The big picture: The short-range ballistic missile, one of at least 10 that Pyongyang fired, landed some 37 miles from the South Korean city of Sokcho — causing air-raid sirens to sound on Ulleungdo island and Seoul's military to respond by firing three missiles, per the BBC.
Why it matters: The major escalation in Pyongyang's recent spate of missile launches breached the Northern Limit Line, the de facto sea boundary drawn by the UN at the end of the 1950-53 Korean War, landing some 16 miles south of the demarcation line.
- South Korean President Yoon Suk-yeol said Pyongyang's actions were an "effective act of territorial encroachment," Reuters reports.

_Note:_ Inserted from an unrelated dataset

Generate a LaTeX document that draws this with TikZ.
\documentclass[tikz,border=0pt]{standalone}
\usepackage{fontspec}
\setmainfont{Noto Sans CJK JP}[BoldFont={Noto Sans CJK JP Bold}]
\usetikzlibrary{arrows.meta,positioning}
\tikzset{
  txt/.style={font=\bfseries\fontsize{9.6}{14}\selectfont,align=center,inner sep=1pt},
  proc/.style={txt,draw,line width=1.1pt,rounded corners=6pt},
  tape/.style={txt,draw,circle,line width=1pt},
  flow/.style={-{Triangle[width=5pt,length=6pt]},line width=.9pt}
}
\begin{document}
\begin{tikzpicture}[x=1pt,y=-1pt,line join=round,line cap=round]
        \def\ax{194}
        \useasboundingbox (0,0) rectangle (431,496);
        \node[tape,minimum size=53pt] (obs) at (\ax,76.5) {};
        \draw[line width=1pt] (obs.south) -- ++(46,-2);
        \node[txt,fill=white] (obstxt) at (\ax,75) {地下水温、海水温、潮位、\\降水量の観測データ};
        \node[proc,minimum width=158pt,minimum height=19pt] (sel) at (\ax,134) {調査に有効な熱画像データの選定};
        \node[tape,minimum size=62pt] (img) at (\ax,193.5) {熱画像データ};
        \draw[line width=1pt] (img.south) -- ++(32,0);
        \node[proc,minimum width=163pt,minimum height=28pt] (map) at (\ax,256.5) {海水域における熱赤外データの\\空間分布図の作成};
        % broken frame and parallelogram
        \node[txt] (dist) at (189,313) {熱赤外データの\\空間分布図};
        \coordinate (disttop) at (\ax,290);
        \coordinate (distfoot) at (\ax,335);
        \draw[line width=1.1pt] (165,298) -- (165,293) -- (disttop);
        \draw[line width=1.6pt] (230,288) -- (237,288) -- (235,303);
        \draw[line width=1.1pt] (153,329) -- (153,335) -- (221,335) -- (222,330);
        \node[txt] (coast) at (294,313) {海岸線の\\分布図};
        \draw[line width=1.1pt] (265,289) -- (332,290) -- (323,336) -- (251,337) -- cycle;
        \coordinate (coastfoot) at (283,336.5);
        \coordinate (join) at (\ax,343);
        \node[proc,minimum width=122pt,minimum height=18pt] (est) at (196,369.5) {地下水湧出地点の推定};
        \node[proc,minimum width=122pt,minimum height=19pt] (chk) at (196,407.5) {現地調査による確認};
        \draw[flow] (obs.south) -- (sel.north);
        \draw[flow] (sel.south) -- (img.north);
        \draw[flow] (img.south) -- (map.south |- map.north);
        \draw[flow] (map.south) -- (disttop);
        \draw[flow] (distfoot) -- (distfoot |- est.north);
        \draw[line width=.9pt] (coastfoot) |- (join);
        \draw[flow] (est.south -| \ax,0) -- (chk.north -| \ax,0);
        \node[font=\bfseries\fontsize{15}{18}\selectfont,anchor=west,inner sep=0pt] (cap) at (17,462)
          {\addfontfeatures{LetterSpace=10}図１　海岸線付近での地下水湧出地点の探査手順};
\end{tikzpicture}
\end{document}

- North Korean state media said leader Kim Jong-un personally oversaw the previous missile tests that it described as "tactical nuclear" drills representing a "warning" to the U.S. and South Korea — which have this week been holding their largest-ever joint air exercises.
Flashback: The militaries of North and South Korea exchanged warning shots along the maritime border last week.

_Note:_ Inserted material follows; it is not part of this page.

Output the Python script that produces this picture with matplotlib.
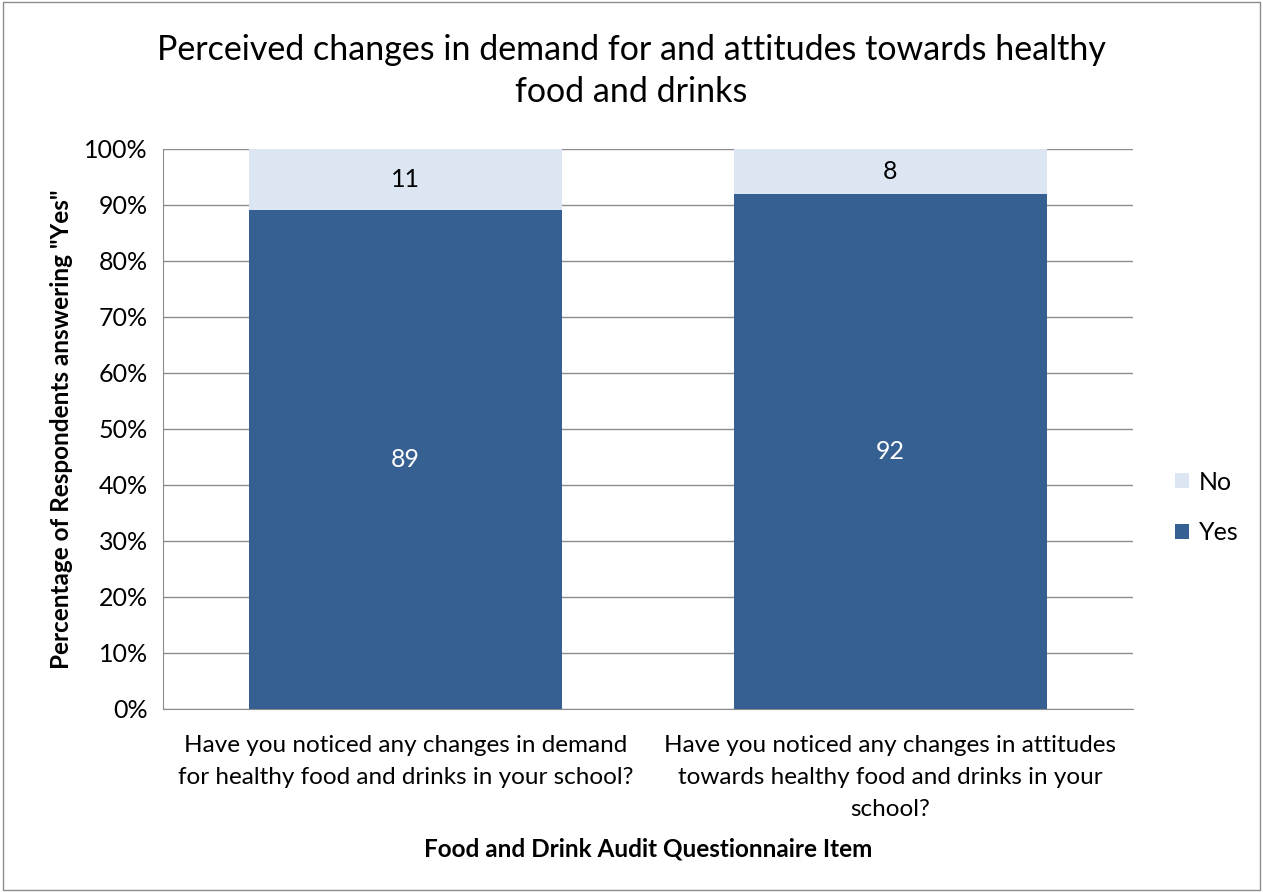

Between the lines: "North Korea firing missiles in a way that sets off air raid sirens appears intended to threaten South Koreans to pressure their government to change policy," Leif-Eric Easley, a professor at Ewha University in Seoul, told AP.
- "North Korea's expanding military capabilities and tests are worrisome, but offering concessions about alliance cooperation or nuclear recognition would make matters worse."
Editor's note: This article has been updated with new details throughout.